Leaving out the pictures, retype all the material exactly.

• Data:
+ + +
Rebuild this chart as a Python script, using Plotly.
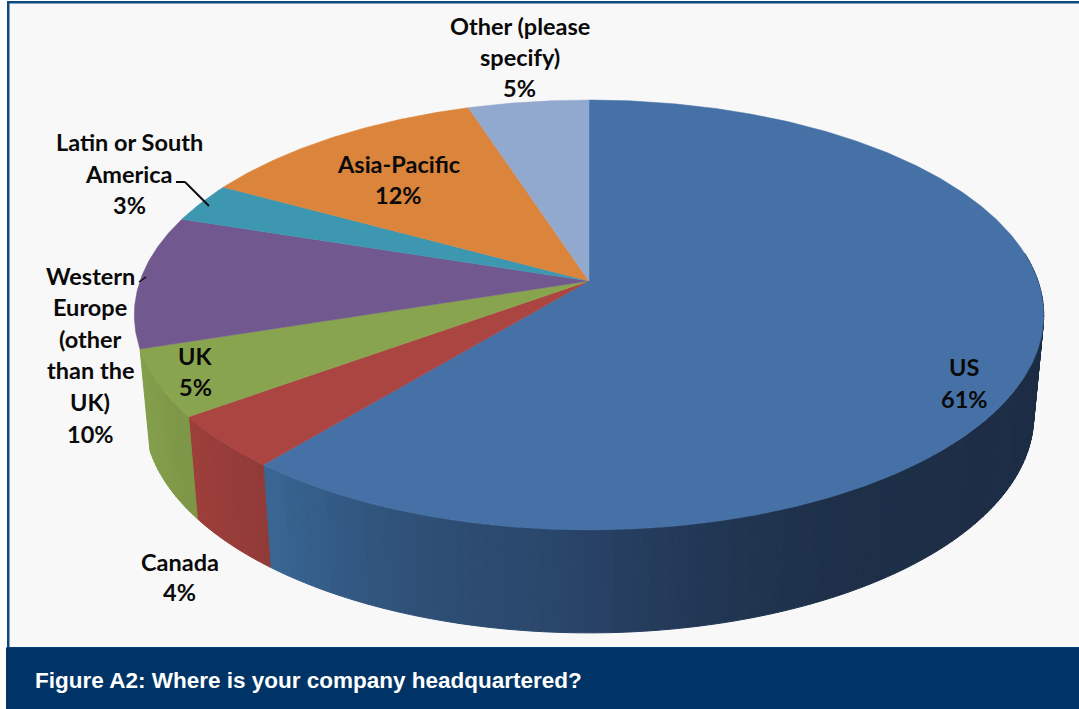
import math
import plotly.graph_objects as go

# Survey shares, clockwise from twelve o'clock
categories = ["US", "Canada", "UK", "Western Europe (other than the UK)",
              "Latin or South America", "Asia-Pacific", "Other (please specify)"]
shares = [61, 4, 5, 10, 3, 12, 5]
face_colors = ["#4571a6", "#ab4542", "#89a44e", "#71588f", "#3e97b0", "#db843c", "#92a9cf"]

# Rim colours run left to right along the visible wall: (pixel x, colour)
rim_stops = {
    "US": [(259, "#3a6795"), (330, "#335b85"), (420, "#2f4f75"), (560, "#29456a"),
           (700, "#223755"), (830, "#1e3049"), (1044, "#1c2c44")],
    "Canada": [(178, "#9f3f3b"), (259, "#913b38")],
    "UK": [(137, "#84a04c"), (178, "#7d9647")],
}

# Label text, one entry per line: (text, centre x, centre y)
label_lines = [
    ("Other (please", 519.5, 26), ("specify)", 519.5, 57), ("5%", 519.5, 88),
    ("Latin or South", 129, 142), ("America", 129, 174), ("3%", 129, 205),
    ("Asia-Pacific", 398, 164), ("12%", 398, 195),
    ("Western", 90, 276), ("Europe", 90, 307), ("(other", 90, 339),
    ("than the", 90, 370), ("UK)", 90, 402), ("10%", 90, 434),
    ("UK", 195, 356), ("5%", 195, 387),
    ("Canada", 179.5, 562), ("4%", 179.5, 592),
    ("US", 964, 367), ("61%", 964, 399),
]
caption = "Figure A2: Where is your company headquartered?"

# Projection of the tilted disc
CX, CY, A, B, K = 589, 281, 449, 209.6, 0.158
WALL_CY_TOP, WALL_CY_BOTTOM = 315, 416
WALL_SX, WALL_SY = 0.978, 1.009


def top_point(turn):
    """Point on the upper rim at a given fraction of a full turn."""
    ang = 2 * math.pi * turn
    u, v = math.sin(ang), -math.cos(ang)
    w = 1 - K * v
    return CX + A * u / w, CY + B * v / w


def bottom_point(turn):
    x, y = top_point(turn)
    return CX + (x - CX) * WALL_SX, WALL_CY_BOTTOM + (y - WALL_CY_TOP) * WALL_SY


def mix(stops, x):
    def rgb(h):
        return [int(h[i:i + 2], 16) for i in (1, 3, 5)]
    if x <= stops[0][0]:
        return stops[0][1]
    for (x0, c0), (x1, c1) in zip(stops, stops[1:]):
        if x <= x1:
            t = (x - x0) / (x1 - x0)
            vals = [round(a + (b - a) * t) for a, b in zip(rgb(c0), rgb(c1))]
            return "rgb({},{},{})".format(*vals)
    return stops[-1][1]


fig = go.Figure()
total = sum(shares)

# Wall of the disc: narrow quads per slice, shaded along x
start = 0.0
bounds = []
for name, share in zip(categories, shares):
    end = start + share / total
    bounds.append((start, end))
    if name in rim_stops:
        n = max(2, int((end - start) * 360))
        for i in range(n):
            t0 = start + (end - start) * i / n
            t1 = start + (end - start) * (i + 1) / n
            xa, ya = top_point(t0)
            xb, yb = top_point(t1)
            xc, yc = bottom_point(t1)
            xd, yd = bottom_point(t0)
            if ya < WALL_CY_TOP - 60 and yb < WALL_CY_TOP - 60:
                continue
            col = mix(rim_stops[name], (xa + xb) / 2)
            fig.add_trace(go.Scatter(x=[xa, xb, xc, xd, xa], y=[ya, yb, yc, yd, ya],
                                     mode="lines", fill="toself", fillcolor=col,
                                     line=dict(color=col, width=1), hoverinfo="skip",
                                     showlegend=False))
    start = end

# Upper face of each slice
for name, col, (t0, t1) in zip(categories, face_colors, bounds):
    n = max(8, int((t1 - t0) * 720))
    pts = [top_point(t0 + (t1 - t0) * i / n) for i in range(n + 1)]
    xs = [CX] + [p[0] for p in pts] + [CX]
    ys = [CY] + [p[1] for p in pts] + [CY]
    fig.add_trace(go.Scatter(x=xs, y=ys, mode="lines", fill="toself", fillcolor=col,
                             line=dict(color=col, width=0.5), name=name,
                             hoverinfo="name", showlegend=False))

for text, x, y in label_lines:
    fig.add_annotation(x=x, y=y, text=f"<b>{text}</b>", showarrow=False,
                       xanchor="center", yanchor="middle",
                       font=dict(family="Lato", size=23.5, color="#0a0a0a"))

fig.add_annotation(x=33, y=680, text=f"<b>{caption}</b>", showarrow=False,
                   xanchor="left", yanchor="middle",
                   font=dict(family="Liberation Sans", size=22.5, color="#ffffff"))

panel = [
    dict(type="rect", x0=7, x1=1079, y0=1, y1=648, fillcolor="#0d4a80", line_width=0),
    dict(type="rect", x0=9.5, x1=1079, y0=3.5, y1=647, fillcolor="#f8f8f8", line_width=0),
    dict(type="rect", x0=6, x1=1079, y0=647.5, y1=709, fillcolor="#003466", line_width=0),
]
leaders = [
    dict(type="line", x0=176, y0=182, x1=185, y1=182, line=dict(color="#0a0a0a", width=2), layer="above"),
    dict(type="line", x0=185, y0=182, x1=209, y1=206, line=dict(color="#0a0a0a", width=2), layer="above"),
    dict(type="line", x0=139, y0=282, x1=146, y1=277, line=dict(color="#0a0a0a", width=1.5), layer="above"),
]

fig.update_layout(
    width=1079, height=709, autosize=False,
    margin=dict(l=0, r=0, t=0, b=0),
    paper_bgcolor="#ffffff", plot_bgcolor="#ffffff",
    xaxis=dict(range=[0, 1079], visible=False, fixedrange=True),
    yaxis=dict(range=[709, 0], visible=False, fixedrange=True),
    shapes=[dict(s, layer="below") for s in panel] + leaders,
    showlegend=False,
)

fig.write_html("out.html", config=dict(displayModeBar=False))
+ + +
• Output for this exercise:
Rebuild this chart as a Python script, using Plotly.
import math
import plotly.graph_objects as go

# Survey shares, clockwise from twelve o'clock
categories = ["US", "Canada", "UK", "Western Europe (other than the UK)",
              "Latin or South America", "Asia-Pacific", "Other (please specify)"]
shares = [61, 4, 5, 10, 3, 12, 5]
face_colors = ["#4571a6", "#ab4542", "#89a44e", "#71588f", "#3e97b0", "#db843c", "#92a9cf"]

# Rim colours run left to right along the visible wall: (pixel x, colour)
rim_stops = {
    "US": [(259, "#3a6795"), (330, "#335b85"), (420, "#2f4f75"), (560, "#29456a"),
           (700, "#223755"), (830, "#1e3049"), (1044, "#1c2c44")],
    "Canada": [(178, "#9f3f3b"), (259, "#913b38")],
    "UK": [(137, "#84a04c"), (178, "#7d9647")],
}

# Label text, one entry per line: (text, centre x, centre y)
label_lines = [
    ("Other (please", 519.5, 26), ("specify)", 519.5, 57), ("5%", 519.5, 88),
    ("Latin or South", 129, 142), ("America", 129, 174), ("3%", 129, 205),
    ("Asia-Pacific", 398, 164), ("12%", 398, 195),
    ("Western", 90, 276), ("Europe", 90, 307), ("(other", 90, 339),
    ("than the", 90, 370), ("UK)", 90, 402), ("10%", 90, 434),
    ("UK", 195, 356), ("5%", 195, 387),
    ("Canada", 179.5, 562), ("4%", 179.5, 592),
    ("US", 964, 367), ("61%", 964, 399),
]
caption = "Figure A2: Where is your company headquartered?"

# Projection of the tilted disc
CX, CY, A, B, K = 589, 281, 449, 209.6, 0.158
WALL_CY_TOP, WALL_CY_BOTTOM = 315, 416
WALL_SX, WALL_SY = 0.978, 1.009


def top_point(turn):
    """Point on the upper rim at a given fraction of a full turn."""
    ang = 2 * math.pi * turn
    u, v = math.sin(ang), -math.cos(ang)
    w = 1 - K * v
    return CX + A * u / w, CY + B * v / w


def bottom_point(turn):
    x, y = top_point(turn)
    return CX + (x - CX) * WALL_SX, WALL_CY_BOTTOM + (y - WALL_CY_TOP) * WALL_SY


def mix(stops, x):
    def rgb(h):
        return [int(h[i:i + 2], 16) for i in (1, 3, 5)]
    if x <= stops[0][0]:
        return stops[0][1]
    for (x0, c0), (x1, c1) in zip(stops, stops[1:]):
        if x <= x1:
            t = (x - x0) / (x1 - x0)
            vals = [round(a + (b - a) * t) for a, b in zip(rgb(c0), rgb(c1))]
            return "rgb({},{},{})".format(*vals)
    return stops[-1][1]


fig = go.Figure()
total = sum(shares)

# Wall of the disc: narrow quads per slice, shaded along x
start = 0.0
bounds = []
for name, share in zip(categories, shares):
    end = start + share / total
    bounds.append((start, end))
    if name in rim_stops:
        n = max(2, int((end - start) * 360))
        for i in range(n):
            t0 = start + (end - start) * i / n
            t1 = start + (end - start) * (i + 1) / n
            xa, ya = top_point(t0)
            xb, yb = top_point(t1)
            xc, yc = bottom_point(t1)
            xd, yd = bottom_point(t0)
            if ya < WALL_CY_TOP - 60 and yb < WALL_CY_TOP - 60:
                continue
            col = mix(rim_stops[name], (xa + xb) / 2)
            fig.add_trace(go.Scatter(x=[xa, xb, xc, xd, xa], y=[ya, yb, yc, yd, ya],
                                     mode="lines", fill="toself", fillcolor=col,
                                     line=dict(color=col, width=1), hoverinfo="skip",
                                     showlegend=False))
    start = end

# Upper face of each slice
for name, col, (t0, t1) in zip(categories, face_colors, bounds):
    n = max(8, int((t1 - t0) * 720))
    pts = [top_point(t0 + (t1 - t0) * i / n) for i in range(n + 1)]
    xs = [CX] + [p[0] for p in pts] + [CX]
    ys = [CY] + [p[1] for p in pts] + [CY]
    fig.add_trace(go.Scatter(x=xs, y=ys, mode="lines", fill="toself", fillcolor=col,
                             line=dict(color=col, width=0.5), name=name,
                             hoverinfo="name", showlegend=False))

for text, x, y in label_lines:
    fig.add_annotation(x=x, y=y, text=f"<b>{text}</b>", showarrow=False,
                       xanchor="center", yanchor="middle",
                       font=dict(family="Lato", size=23.5, color="#0a0a0a"))

fig.add_annotation(x=33, y=680, text=f"<b>{caption}</b>", showarrow=False,
                   xanchor="left", yanchor="middle",
                   font=dict(family="Liberation Sans", size=22.5, color="#ffffff"))

panel = [
    dict(type="rect", x0=7, x1=1079, y0=1, y1=648, fillcolor="#0d4a80", line_width=0),
    dict(type="rect", x0=9.5, x1=1079, y0=3.5, y1=647, fillcolor="#f8f8f8", line_width=0),
    dict(type="rect", x0=6, x1=1079, y0=647.5, y1=709, fillcolor="#003466", line_width=0),
]
leaders = [
    dict(type="line", x0=176, y0=182, x1=185, y1=182, line=dict(color="#0a0a0a", width=2), layer="above"),
    dict(type="line", x0=185, y0=182, x1=209, y1=206, line=dict(color="#0a0a0a", width=2), layer="above"),
    dict(type="line", x0=139, y0=282, x1=146, y1=277, line=dict(color="#0a0a0a", width=1.5), layer="above"),
]

fig.update_layout(
    width=1079, height=709, autosize=False,
    margin=dict(l=0, r=0, t=0, b=0),
    paper_bgcolor="#ffffff", plot_bgcolor="#ffffff",
    xaxis=dict(range=[0, 1079], visible=False, fixedrange=True),
    yaxis=dict(range=[709, 0], visible=False, fixedrange=True),
    shapes=[dict(s, layer="below") for s in panel] + leaders,
    showlegend=False,
)

fig.write_html("out.html", config=dict(displayModeBar=False))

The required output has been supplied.